Realistic targets are 95-98% for critical services and 90-95% for non-critical areas.

Change impact analysis usage tracks what percentage of changes use CMDB data for impact analysis and whether those changes experience fewer incidents than those implemented without such analysis.

Incident resolution speed compares mean time to resolution for incidents where teams accessed CMDB data versus similar incidents resolved without CMDB consultation. The difference represents tangible time savings.

One organisation we worked with dramatically sped up ticket logging because users could select relevant configuration items through their self-service portal. This eliminated the time-consuming back-and-forth typically required to identify affected assets, resulting in faster resolution and better data accuracy.

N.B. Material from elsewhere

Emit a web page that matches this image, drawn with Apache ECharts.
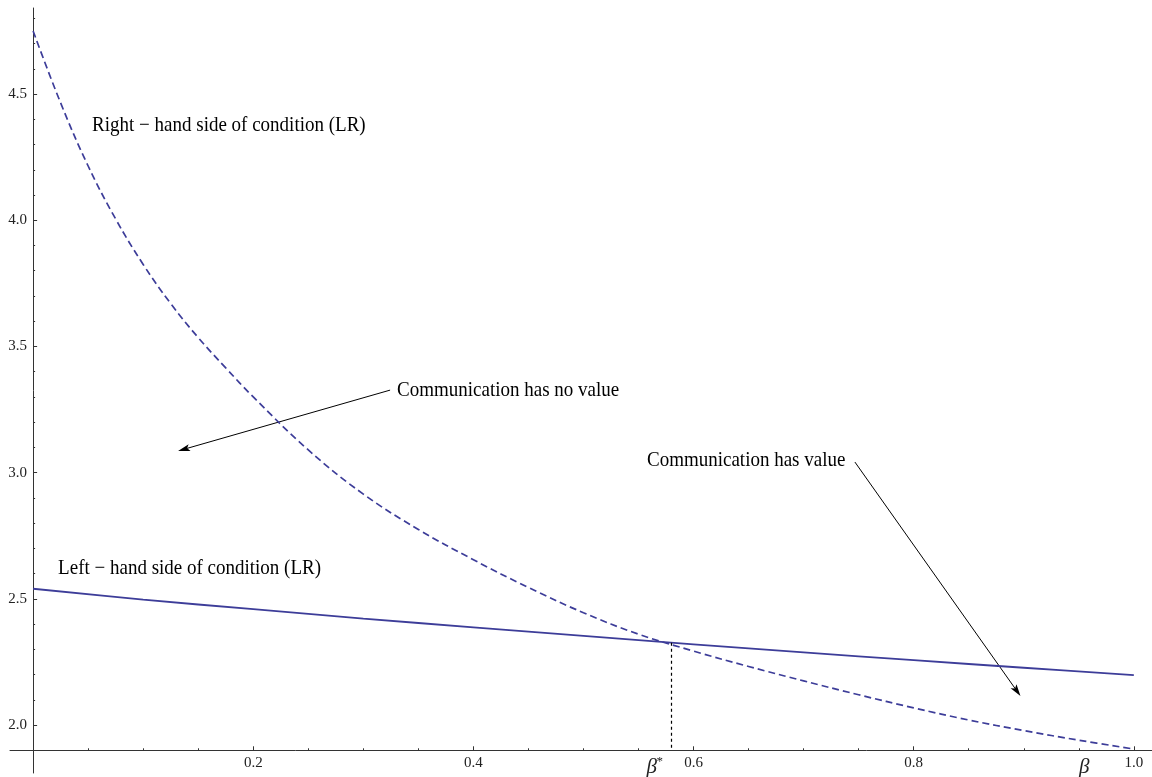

Adoption rates track user engagement across different teams through logins, queries run, reports generated, and records updated. Low adoption typically indicates usability issues, lack of awareness, or perceived irrelevance.

Financial impact calculates cost avoidance from improved change success rates, reduced incident durations, and better resource utilisation. Work with finance teams to assign monetary value where possible.

These KPIs provide tangible proof of value and guide improvements over time.

Building a CMDB That Works

Effective CMDB implementation demands careful planning, collaboration, and commitment to continuous improvement.

Done properly, the benefits are substantial through streamlined operations and informed strategic decisions.

Sounds challenging? You’re not alone. Most organisations struggle with CMDB implementation, often because they try solving too many problems simultaneously or underestimate the ongoing effort required.

Focus on clear objectives, realistic scope, and disciplined execution.

Prioritise accuracy over comprehensiveness. A simple CMDB that people use beats a sophisticated one that sits idle.

Your CMDB should make life easier, not more complicated. If it’s not doing that, something needs changing.